The editors of Canadian magazine Point of View stated: "TVO’s decision to withdraw support comes at a moment of seismic change for the documentary community. Talking points at festivals and industry panels have noted distributors’ and broadcasters’ risk aversion and growing reluctance to support overtly political documentaries as music docs and celebrity biographies inundate streamers and broadcast windows. The result could have serious implications for filmmakers eager to depict challenging and provocative stories."

Marsha Lederman from The Globe and Mail noted that censoring art is never a good idea: "Keeping this film under wraps is denying the public of more than the experience of seeing an excellent movie. It is restricting access to a vital message: an unforgiving indictment of war", "it is a cowardly move to work to suppress his courageous film. And it is a mistake… Propaganda? Please. Triumph of the Will this is not. This is eye-opening and gutting. The only "propaganda" this documentary serves up is an anti-war message that should be delivered as far and wide as possible."

Andrew Phillips from Toronto Star called the "TVO’s position in this mess is particularly egregious" translating the TVO’s board of directors September 10, 2024 statement as "We got pressured and we caved". Phillips’ opinion was that "for politicians and organizations like TVO to go along in this case with what amounts to a demand for censorship is shameful."

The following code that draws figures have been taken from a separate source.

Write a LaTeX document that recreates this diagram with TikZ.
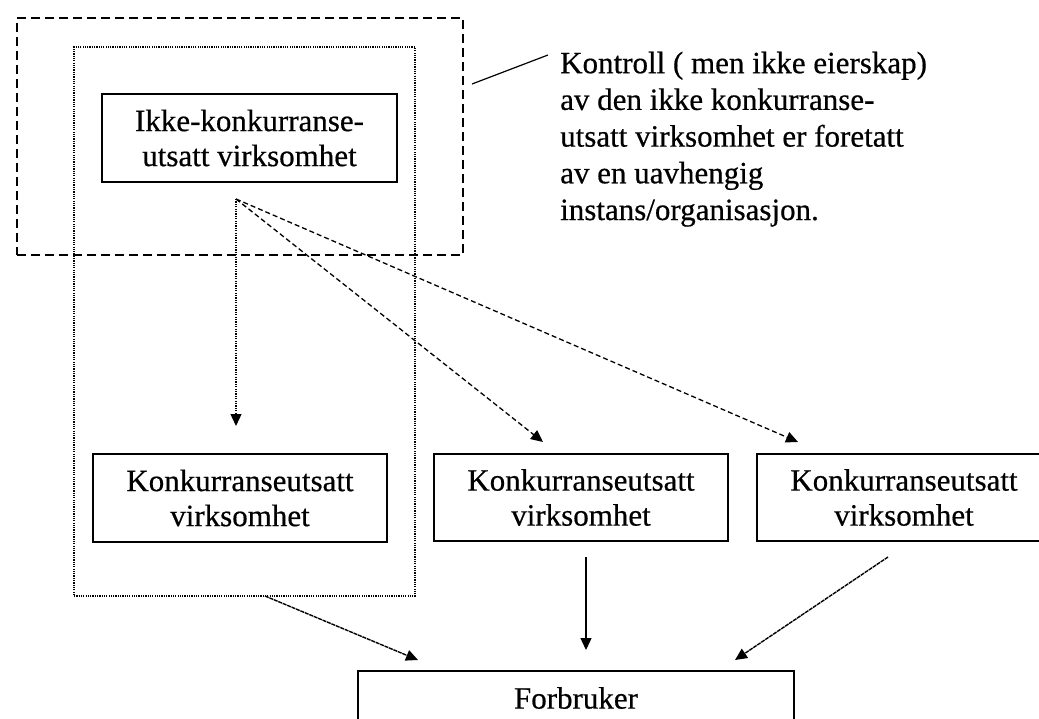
\documentclass[tikz,border=0pt]{standalone}
\usepackage{fontspec}
\setmainfont[FakeBold=0.5]{Liberation Serif}
\usetikzlibrary{arrows.meta}

\tikzset{
  boxtext/.style={font=\fontsize{31}{35}\selectfont, align=center},
  solidbox/.style={draw, line width=1.7pt, inner sep=0pt, boxtext},
  ctrlframe/.style={draw, line width=1.5pt, dash pattern=on 9pt off 5pt},
  groupframe/.style={draw, line width=1.3pt, dash pattern=on 1.2pt off 1.1pt},
  tip/.style={-{Triangle[length=12pt,width=11pt]}},
  dotline/.style={tip, line width=1.3pt, dash pattern=on 1.3pt off 1.1pt},
  dashline/.style={tip, line width=1.3pt, dash pattern=on 5pt off 3pt},
  fineline/.style={tip, line width=1.4pt, dash pattern=on 4pt off 0.8pt},
  plainline/.style={tip, line width=1.4pt},
  note/.style={font=\fontsize{31}{36.7}\selectfont, align=left, inner sep=0pt, anchor=north west}
}

\begin{document}
\begin{tikzpicture}[x=1pt, y=-1pt]
  \useasboundingbox[fill=white] (0,0) rectangle (1039,719);
  \clip (0,0) rectangle (1039,719);

  % control frame and the group frame around the regulated part
  \node[ctrlframe, minimum width=446pt, minimum height=237pt] (ctrl) at (240,136.5) {};
  \node[groupframe, minimum width=341pt, minimum height=549pt] (grp) at (244.5,321.5) {};

  % boxes
  \node[solidbox, minimum width=295pt, minimum height=88pt] (ikke) at (249.5,138)
    {Ikke-konkurranse-\\utsatt virksomhet};
  \node[solidbox, minimum width=294pt, minimum height=88pt] (k1) at (240,498)
    {Konkurranseutsatt\\virksomhet};
  \node[solidbox, minimum width=294pt, minimum height=87pt] (k2) at (581,497.5)
    {Konkurranseutsatt\\virksomhet};
  \node[solidbox, minimum width=294pt, minimum height=87pt] (k3) at (904,497.5)
    {Konkurranseutsatt\\virksomhet};
  \node[solidbox, minimum width=436pt, minimum height=54pt] (forb) at (576,698)
    {Forbruker};

  % explanatory note with its pointer
  \node[note] (txt) at (560,51.5)
    {Kontroll ( men ikke eierskap)\\av den ikke konkurranse-\\utsatt virksomhet er foretatt\\av en uavhengig\\instans/organisasjon.};
  \coordinate (pa) at (472,84);
  \coordinate (pb) at (548,55);
  \draw[line width=1.2pt] (pa) -- (pb);

  % connector end points
  \coordinate (src) at (236,199);
  \coordinate (t1) at (236,426);
  \coordinate (t2) at (543,442);
  \coordinate (t3) at (798,442);
  \coordinate (s1) at (265,596);
  \coordinate (e1) at (418,660);
  \coordinate (s2) at (586,557);
  \coordinate (e2) at (586,650);
  \coordinate (s3) at (888,557);
  \coordinate (e3) at (735,660);

  \draw[dotline] (src) -- (t1);
  \draw[dashline] (src) -- (t2);
  \draw[dashline] (src) -- (t3);
  \draw[fineline] (s1) -- (e1);
  \draw[plainline] (s2) -- (e2);
  \draw[fineline] (s3) -- (e3);
\end{tikzpicture}
\end{document}
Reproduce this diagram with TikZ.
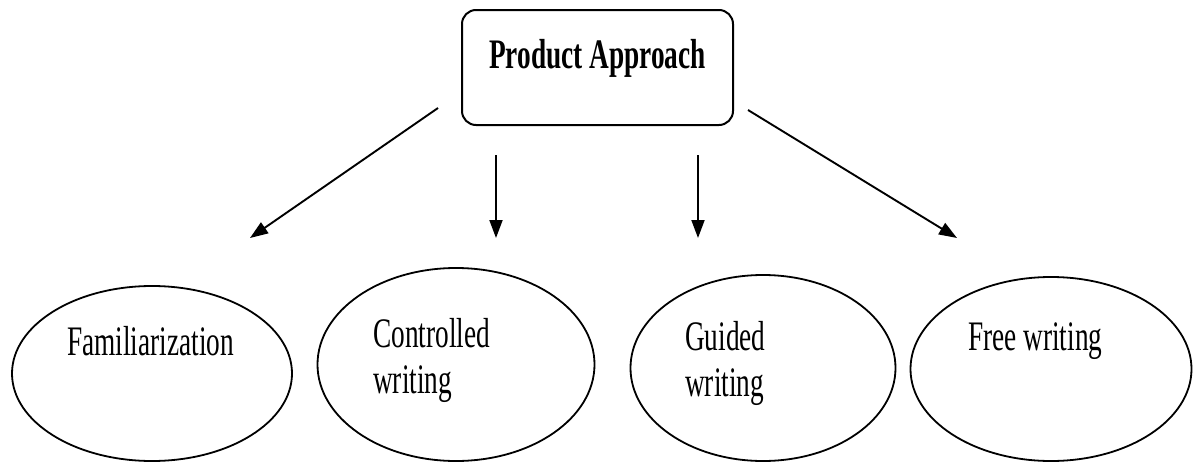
\documentclass[tikz,border=0pt]{standalone}
\usepackage{fontspec}
\setmainfont{Liberation Serif}[FakeStretch=0.65]
\usepackage{tikz}
\usetikzlibrary{arrows.meta,shapes.geometric}
\tikzset{
  pbox/.style={draw,rounded corners=14pt,line width=2pt,minimum width=271pt,inner sep=0pt,text height=58pt,text depth=57pt,font=\fontsize{42}{46}\selectfont\bfseries},
  oval/.style={draw,ellipse,line width=1.8pt,inner sep=0pt},
  lbl/.style={anchor=base west,inner sep=0pt,align=left,font=\fontsize{42}{46}\selectfont},
  arr/.style={-{Triangle[length=18pt,width=13pt]},line width=1.9pt},
}
\begin{document}
\begin{tikzpicture}[x=1pt,y=-1pt]
 \useasboundingbox (0,0) rectangle (1203,463);
 \node[pbox] (prod) at (597.5,67.5) {Product Approach};
 % the four stages
 \node[oval,minimum width=280pt,minimum height=175pt] (fam) at (152,373.5) {};
 \node[oval,minimum width=277pt,minimum height=193pt] (con) at (456,364.5) {};
 \node[oval,minimum width=265pt,minimum height=186pt] (gui) at (763,368) {};
 \node[oval,minimum width=281pt,minimum height=184pt] (fre) at (1051,369) {};
 \node[lbl] (famt) at (67,355) {Familiarization};
 \node[lbl] (cont) at (373,393) {Controlled\\writing};
 \node[lbl] (guit) at (685,396) {Guided\\writing};
 \node[lbl] (fret) at (968,350) {Free writing};
 % arrows
 \coordinate (s1) at (438,108); \coordinate (t1) at (250,238);
 \coordinate (s2) at (496,155); \coordinate (t2) at (496,238);
 \coordinate (s3) at (698,155); \coordinate (t3) at (698,238);
 \coordinate (s4) at (748,110); \coordinate (t4) at (957,238);
 \foreach \i in {1,...,4}{\draw[arr] (s\i) -- (t\i);}
\end{tikzpicture}
\end{document}
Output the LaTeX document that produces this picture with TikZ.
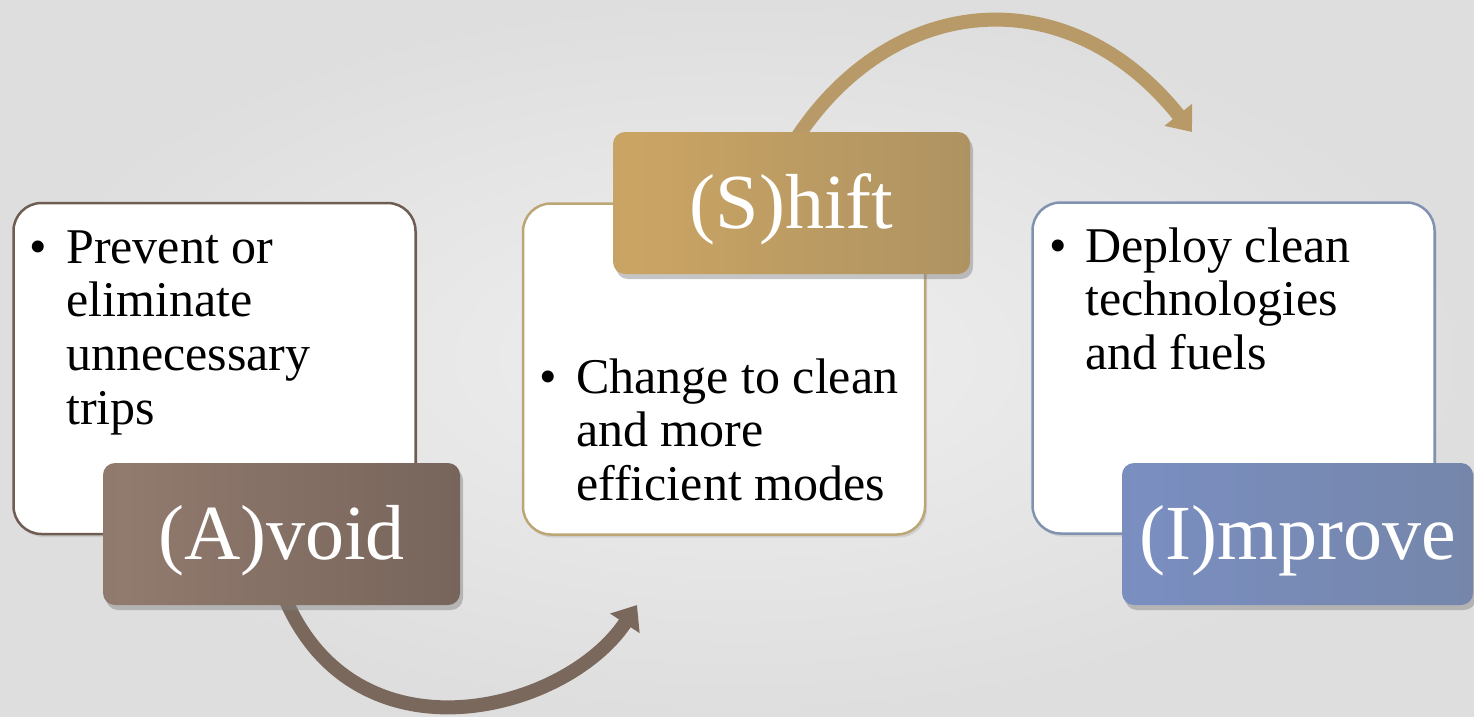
\documentclass[tikz,border=0pt]{standalone}
\usepackage{fontspec}
\setmainfont{Liberation Serif}
\usetikzlibrary{arrows.meta,shadows}
\definecolor{bgin}{HTML}{EFEFEF}
\definecolor{bgout}{HTML}{DEDEDE}
\definecolor{avE}{HTML}{84705F}
\definecolor{avL}{HTML}{917A6E}
\definecolor{avR}{HTML}{695950}
\definecolor{avB}{HTML}{6F5D53}
\definecolor{avA}{HTML}{7B685D}
\definecolor{shE}{HTML}{B99C68}
\definecolor{shL}{HTML}{CAA463}
\definecolor{shR}{HTML}{9F8A62}
\definecolor{shB}{HTML}{BDA676}
\definecolor{shA}{HTML}{B89A68}
\definecolor{imE}{HTML}{7787B0}
\definecolor{imL}{HTML}{7A8EC0}
\definecolor{imR}{HTML}{72829E}
\definecolor{imB}{HTML}{8192B0}
\pgfdeclarehorizontalshading{avsh}{100bp}{color(0bp)=(avE); color(28bp)=(avL); color(100bp)=(avR)}
\pgfdeclarehorizontalshading{shsh}{100bp}{color(0bp)=(shE); color(28bp)=(shL); color(100bp)=(shR)}
\pgfdeclarehorizontalshading{imsh}{100bp}{color(0bp)=(imE); color(28bp)=(imL); color(100bp)=(imR)}
\pgfdeclarelayer{bg}
\pgfsetlayers{bg,main}
\tikzset{
  card/.style={draw, line width=2.5pt, fill=white, rounded corners=28pt, inner sep=0pt,
    minimum width=402pt, minimum height=331pt,
    drop shadow={shadow xshift=2pt, shadow yshift=-3pt, opacity=0.22}},
  lbl/.style={rounded corners=12pt, inner sep=0pt, text=white,
    font=\fontsize{78}{90}\selectfont, text height=60pt, text depth=10pt,
    minimum height=142pt,
    drop shadow={shadow xshift=3pt, shadow yshift=-5pt, opacity=0.45}},
  bodytxt/.style={inner sep=0pt, anchor=base west, font=\fontsize{50}{53.7}\selectfont},
  arr/.style={line width=14pt, -{Triangle[width=34pt,length=22pt]}}
}
\begin{document}
\begin{tikzpicture}[x=1pt,y=-1pt]
\useasboundingbox (0,0) rectangle (1474,716);
\begin{pgfonlayer}{bg}
\fill[inner color=bgin, outer color=bgout] (0,0) rectangle (1474,716);
\end{pgfonlayer}

% cards
\node[card, draw=avB] (avcard) at (214.5,368.5) {};
\node[card, draw=shB] (shcard) at (724,369) {};
\node[card, draw=imB] (imcard) at (1233.5,368) {};

% labels
\node[lbl, minimum width=357pt, shading=avsh] (avlbl) at (281.5,534) {(A)void};
\node[lbl, minimum width=357pt, shading=shsh] (shlbl) at (791.5,203) {(S)hift};
\node[lbl, minimum width=351pt, shading=imsh] (imlbl) at (1297.5,534) {(I)mprove};

% texts
\node[bodytxt] (avb) at (29,263) {\textbullet};
\node[bodytxt] (avt) at (66,263) {\begin{tabular}[t]{@{}l@{}}Prevent or\\eliminate\\unnecessary\\trips\end{tabular}};
\node[bodytxt] (shb) at (539,393) {\textbullet};
\node[bodytxt] (sht) at (576,393) {\begin{tabular}[t]{@{}l@{}}Change to clean\\and more\\efficient modes\end{tabular}};
\node[bodytxt] (imb) at (1049,262) {\textbullet};
\node[bodytxt] (imt) at (1085,262) {\begin{tabular}[t]{@{}l@{}}Deploy clean\\technologies\\and fuels\end{tabular}};

% arrows
\coordinate (a1) at (637,605);
\coordinate (i1) at (1192,132);
\begin{pgfonlayer}{bg}
\draw[arr, draw=avA] ([xshift=3pt,yshift=8pt]avlbl.south) .. controls (356,767) and (566,712) .. (a1);
\draw[arr, draw=shA] ([xshift=4pt,yshift=-8pt]shlbl.north) .. controls (894,-11) and (1070,-21) .. (i1);
\end{pgfonlayer}
\end{tikzpicture}
\end{document}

When Chris Selley from the National Post argued that this film shouldn’t be cancelled under pressure from politicians and special-interest groups, he was accused of enabling fascism by a member of the King’s Privy Council, former Conservative immigration minister Chris Alexander, who admitted to not seeing the film. Selly also pointed out that another politician, Canadian Liberal MP Yvan Baker celebrated on social media by saying: "We did it!" after TIFF paused the film’s North American premiere. Instead of restraining protestors from reported threats of violence, Baker wrote to them: "Thank you to all who worked to make this happen." Selly commented on this: "Censorship is bad. If you need a citation, I would suggest the Charter of Rights and Freedoms. But the principle predates that document by centuries".

The production team submitted an official legal request to the TVO demanding this network to reinstate the support for the film. As The Globe and Mail reports, in a letter dated September 19, 2024 and addressed to TVO board and management, lawyer Danny Webber wrote that the network’s decision to pull support for the film "represents a clear violation of the filmmaker’s rights, not only under the broadcast agreement but also in terms of the broader principles of fairness, editorial independence, and respect for artistic integrity."